Payment history for 6,000 services and procedures is now available at the level of individual health care providers, including the identification of doctor names. Dollar amounts disclosed include Medicare reimbursements, as well as patient payments in the form of deductibles or co-insurance. Procedures on fewer than 10 Medicare recipients conducted by a single provider are excluded.
The U.S. Government Accountability Office (GAO) reports that 49 million elderly and disabled Americans received more than $555 billion in Medicare services during 2012. Fraud is an acknowledged element of the Medicare program, and the GAO estimates at least $44 billion in annual Medicare disbursements are made improperly.

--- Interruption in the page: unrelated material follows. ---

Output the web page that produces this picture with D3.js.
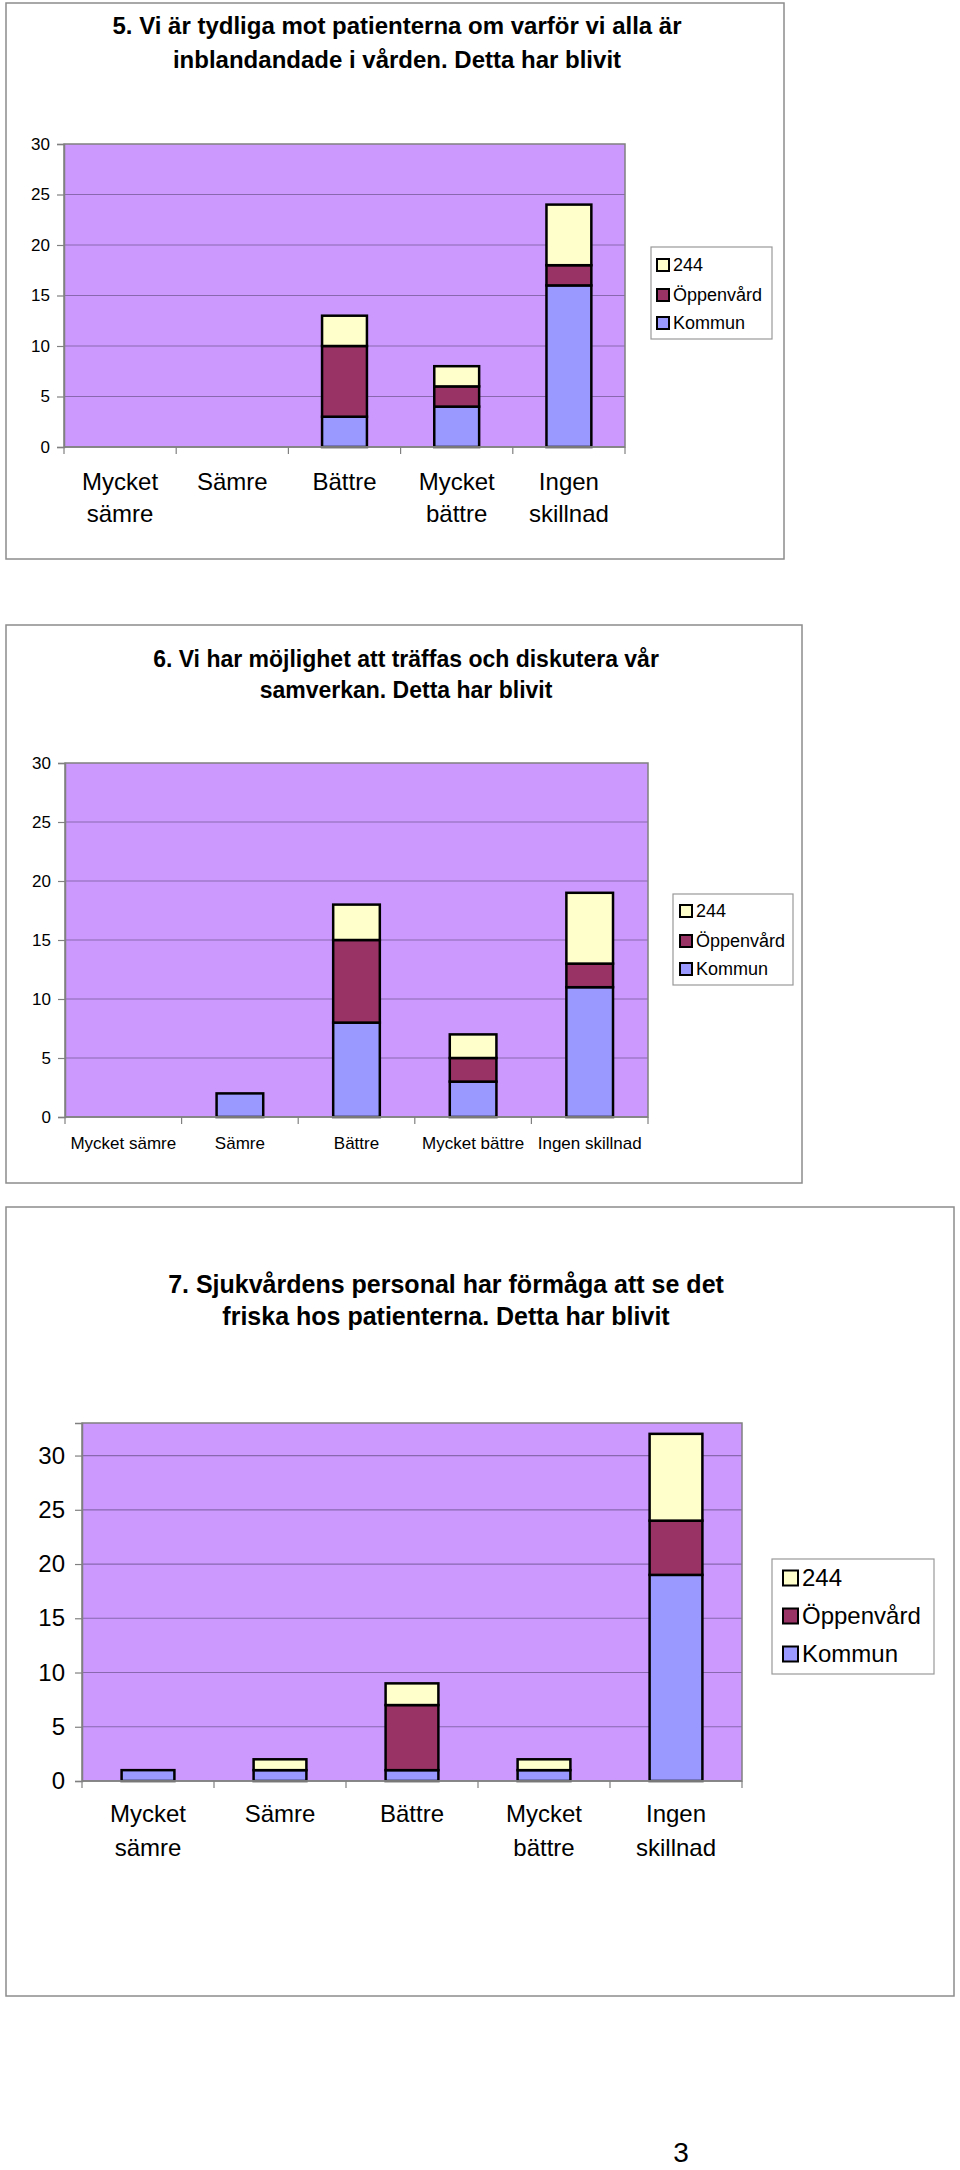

Ophthalmologists and radiation oncologists are medical specialties that stand out as receiving high payment levels, relative to total national Medicare spending, according to the Wall Street Journal.
Dr. Salomon Melgen, a Florida ophthalmologist, received the highest level of 2012 Medicare reimbursement in the country, according to the Tribune Newspapers. Melgen’s billing practices and political connections have been the subject of a grand jury investigation.
Another Florida doctor, Ocala-based cardiologist Asad Qamar, took second place nationally with $22.9 million in 2012 Medicare payments, also as reported by the Tribune Newspapers.
A federal injunction, granted at the urging of the American Medical Association, has kept this data private since 1979. The Wall Street Journal published an investigative series on physician reimbursements in 2011, and in the following year its parent Dow Jones & Co. took legal action seeking database access. The injunction was ultimately overturned by a Florida judge.